The bounce received a boost after it was reported that the Biden administration is changing its tone on corporate taxation and is open to implementing a minimum rate of 15% instead of raising the top corporate rate to 28% from 21%. On a related note, the administration expects to continue infrastructure negotiations with Republicans through tomorrow.

Five out of eleven sectors remain in the red with technology (-0.6%) weighing on the broader market. The influential sector trades only ahead of the communication services sector (-0.8%) and just behind the consumer discretionary space (-0.5%). The weakness in technology is due in part to a poor showing from large components like Apple (AAPL), Microsoft (MSFT), MasterCard (MA), and Intel (INTC) while chipmakers also lag. The PHLX Semiconductor Index is down 1.2%.

Like technology, the discretionary sector owes some of its weakness to losses in large names like Amazon (AMZN) and McDonald’s (MCD).

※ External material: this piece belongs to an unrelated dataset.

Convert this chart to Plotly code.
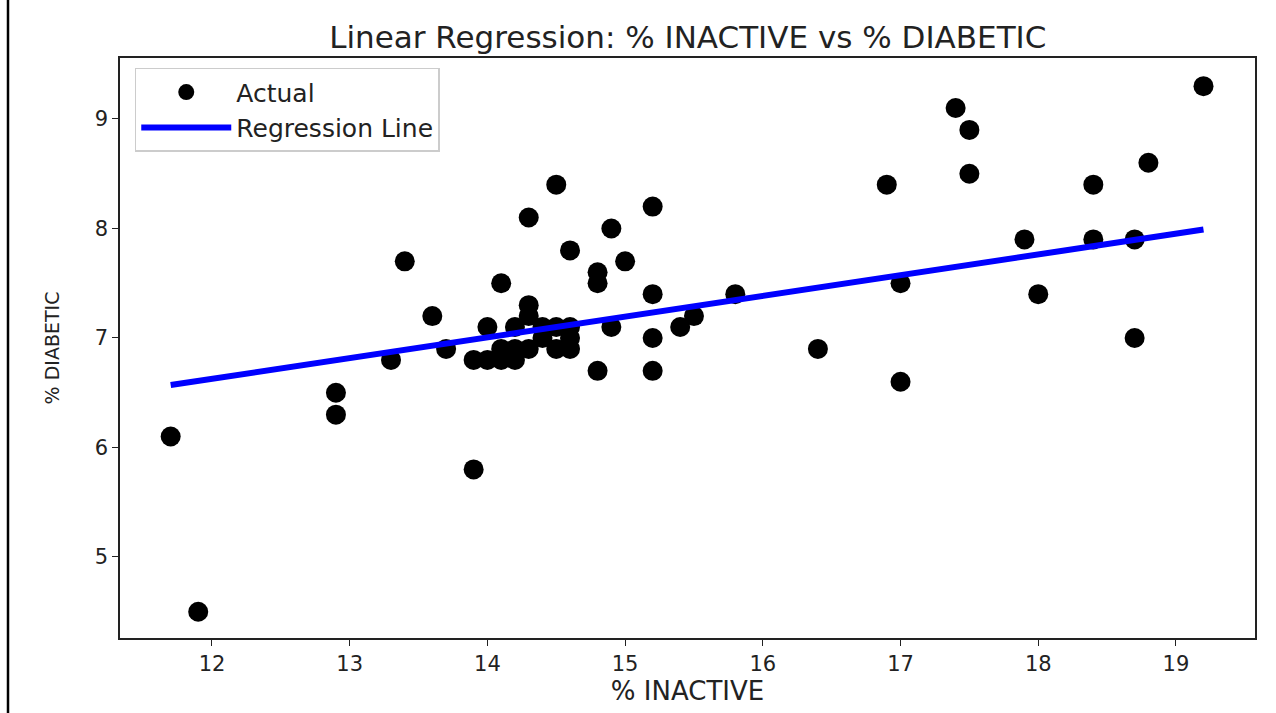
import plotly.graph_objects as go

inactive = [11.7, 11.9, 12.9, 12.9, 13.3, 13.4, 13.6, 13.7, 13.9, 13.9,
            14.0, 14.0, 14.1, 14.1, 14.1, 14.2, 14.2, 14.2, 14.3, 14.3,
            14.3, 14.3, 14.4, 14.4, 14.5, 14.5, 14.5, 14.6, 14.6, 14.6,
            14.6, 14.8, 14.8, 14.8, 14.9, 14.9, 15.0, 15.2, 15.2, 15.2,
            15.2, 15.4, 15.5, 15.8, 16.4, 16.9, 17.0, 17.0, 17.4, 17.5,
            17.5, 17.9, 18.0, 18.4, 18.4, 18.7, 18.7, 18.8, 19.2]
diabetic = [6.1, 4.5, 6.5, 6.3, 6.8, 7.7, 7.2, 6.9, 6.8, 5.8,
            7.1, 6.8, 7.5, 6.9, 6.8, 7.1, 6.8, 6.9, 8.1, 7.3,
            7.2, 6.9, 7.0, 7.1, 8.4, 7.1, 6.9, 7.8, 7.1, 7.0,
            6.9, 7.6, 7.5, 6.7, 8.0, 7.1, 7.7, 8.2, 7.4, 7.0,
            6.7, 7.1, 7.2, 7.4, 6.9, 8.4, 7.5, 6.6, 9.1, 8.9,
            8.5, 7.9, 7.4, 8.4, 7.9, 7.9, 7.0, 8.6, 9.3]
reg_x = [11.7, 19.2]
reg_y = [6.57, 7.99]

x_ticks = [12, 13, 14, 15, 16, 17, 18, 19]
y_ticks = [5, 6, 7, 8, 9]

fig = go.Figure()
fig.add_trace(go.Scatter(x=inactive, y=diabetic, mode="markers", name="Actual",
                         marker=dict(color="black", size=20, line=dict(width=0))))
fig.add_trace(go.Scatter(x=reg_x, y=reg_y, mode="lines", name="Regression Line",
                         line=dict(color="blue", width=6)))

axis_common = dict(showline=True, linecolor="#222", linewidth=1.5, mirror=True,
                   ticks="outside", ticklen=6, tickcolor="#222", showgrid=False,
                   zeroline=False)

fig.update_layout(
    width=1276, height=713,
    margin=dict(l=120, r=21, t=58, b=75),
    paper_bgcolor="white", plot_bgcolor="white",
    font=dict(family="DejaVu Sans", color="#222"),
    title=dict(text="Linear Regression: % INACTIVE vs % DIABETIC",
               x=0.539, xanchor="center", y=1 - 37 / 713, yanchor="middle",
               yref="container", font=dict(size=31, family="DejaVu Sans", color="#222")),
    xaxis=dict(range=[11.332, 19.574], tickvals=x_ticks,
               tickfont=dict(size=21, family="DejaVu Sans"),
               title=dict(text="% INACTIVE", standoff=6,
                          font=dict(size=26, family="DejaVu Sans")),
               **axis_common),
    yaxis=dict(range=[4.26, 9.557], tickvals=y_ticks,
               tickfont=dict(size=21, family="DejaVu Sans"),
               title=dict(text="% DIABETIC", standoff=30,
                          font=dict(size=19, family="DejaVu Sans")),
               **axis_common),
    legend=dict(x=0.013, y=0.983, xanchor="left", yanchor="top",
                bgcolor="rgba(255,255,255,0.8)", bordercolor="#ccc", borderwidth=1.5,
                font=dict(size=25, family="DejaVu Sans", color="#222"),
                itemwidth=90, tracegroupgap=2),
    showlegend=True,
)

fig.add_shape(type="line", xref="paper", yref="paper",
              x0=-112 / 1135, x1=-112 / 1135, y0=-75 / 580, y1=1 + 58 / 580,
              line=dict(color="black", width=2.5))

fig.write_html("out.html")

U.S. Treasuries had a down day, which led to higher yields across the curve. The move was catalyzed predominately by a wave of stronger than expected economic data that prompted market participants to re-think the timing of when they think the Fed might re-think the timing of a decision to pull back some of its accommodation.

Initial claims for the week ending May 29 decreased by 20,000 to 385,000 (Briefing.com consensus 395,000). Continuing claims for the week ending May 22 increased by 169,000 to 3.771 million.

The ADP Employment Change report pointed to the addition of 978,000 private-sector payrolls in May (consensus 675,000) after a downwardly revised increase of 654,000 (from 742,000) in April.

The ISM Non-Manufacturing Index for May increased to 64.0% (Briefing.com consensus 63.0%) from 62.7% in April. The dividing line between expansion and contraction is 50.0%. The May reading marks the twelfth straight month of growth for the services sector and is a record high for this series.